I pray it’s different now

I don’t remember his face. Not really. I do see his anger boiling off his light skinned cheeks and he had a short Afro. What sticks hard in my memory is that damn Mickey Mouse T-shirt. It was white and fit his muscular arms tight and Mickey stood on the front of that t shirt on his back leg while grinning that shit eating grin.

I thought it was my fault. We went to the store about eight blocks away on a Sunday night. Jose had a pistol on him and it was not loaded. On the way back, under the viaduct, this guy came right up behind us and said “give me your money.” What a joke. We had scraped together enough pennies, literally, to buy a quart of beer for Jose and cigarettes. There was no money. I tried to explain that calmly but Jose decided to play hero and pulled the gun out.

Faster than a speeding bullet this guy grabbed that gun from Jose. The thought that ran through my mind was you shouldn’t pull a gun unless you’re ready to use it. Jose wasn’t. This guy was.

He told Jose to leave, run. And he did. I watched him run down the sidewalk towards home and couldn’t believe he’d left me there. I was trying to talk to this guy but he hit me on the side of the head and told me to shut up. He grabbed my arm and pulled me behind a house and up the slight hill by the railroad tracks. I had no idea where Jose was.

I did what he told me to do. I took my jeans off and then my underwear and I laid on the ground. He raped me all the while holding the gun next to my head. Before he pulled out, he put the gun against my forehead, in the third eye position, and pulled the trigger.

Nothing happened, there were no bullets in it. I had prayed that was true when this guy took the gun from Jose. Jose told me it was. I thought maybe someone had left one in the chamber. I know that was a possibility. It had already happened once to me. When I was ten I had shot my brother in the face with a B.B. gun. He told me it wasn’t loaded and I believed him. Turns out there was one B.B. in the chamber.

This guy was so fucking mad he pistol whipped me with that gun. I remembered my high school safety training and turned sideways and put my hands on my face and top of my head. He just kept beating beating beating the butt of that pistol against the back of my head. There were no words, just heavy grunts from him. He was trying to kill me. I felt something warm running down my neck and onto my white blouse. There was no pain, only warmth.

Finally I hear Jose screaming my name. This guy heard it too. He came out of his trance of violence and took off running west along the railroad tracks. I stood up and watched him get smaller and smaller as I put my underpants on, then my jeans. Finally I answered Jose with “I’m here.” I sat down on the ground in my own blood.

Jose had gone home, just two blocks away, and gotten a loaded rifle. He was a mad man. I didn’t tell him where the guy went. I told him I had not been raped, just beaten. Jose screamed at me ‘Are you sure? He didn’t touch you? Where is he?’ over and over.
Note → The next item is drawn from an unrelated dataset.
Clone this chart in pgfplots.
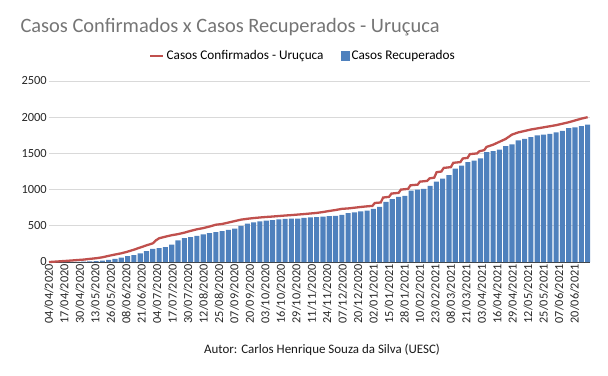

The cops came and one cop pulled Jose to the side and told him to hide the rifle, he didn’t need to be caught with it. The neighbors were out now, and Jose gave one of the guys the rifle. The other cop wouldn’t listen to me. I told him where the guy ran but the cop didn’t care. I couldn’t feel the blood still running down my head. I only wanted them to go after this guy. The cop just wouldn’t hear it. He said he’d get me to the hospital and stitched up, get a rape kit. He wouldn’t look me in the face. He said I shouldn’t have been with Jose in the first place, then this wouldn’t have happened. White women don’t belong with black men, those that are get what they deserve.

Close to 100 stitches and no rape kit later, I was sent home. My sister in law came and got us. There was no advocate helping me to understand that it would be ok to say I was raped. The nurses didn’t even say “are you sure?” after I said I wasn’t raped. The cop stayed in the room while I got my stitches, sitting in a hard metal chair in the corner while I laid on my stomach on the examiners table getting my head sewn shut. I’m not sure why he stayed in the room. The doctor simply stitched me up, no numbness medicine and no conversation. I held onto the stirrups and kept my chin on the table. I didn’t want to talk.

I was let down by a society that led me to think I was the bad one because I got raped. I was let down by a racist cop. I was let down by a medical system with no patient advocates. I was let down by nurses and doctors who had no problem giving 100 stitches with no numbing medicine and sending me right home.

I think about this often. Should I have been stronger and admitted I was raped? Probably. I was afraid Jose would’ve left me. I was afraid this guy might find me and kill me if he found out I told the truth. I was afraid society would judge me harshly.

I pray that times have changed. That we as a society don’t make women fell this way. That the cops and Drs are kinder. I pray this guy is dead. 40 years later I think I can now tell my story.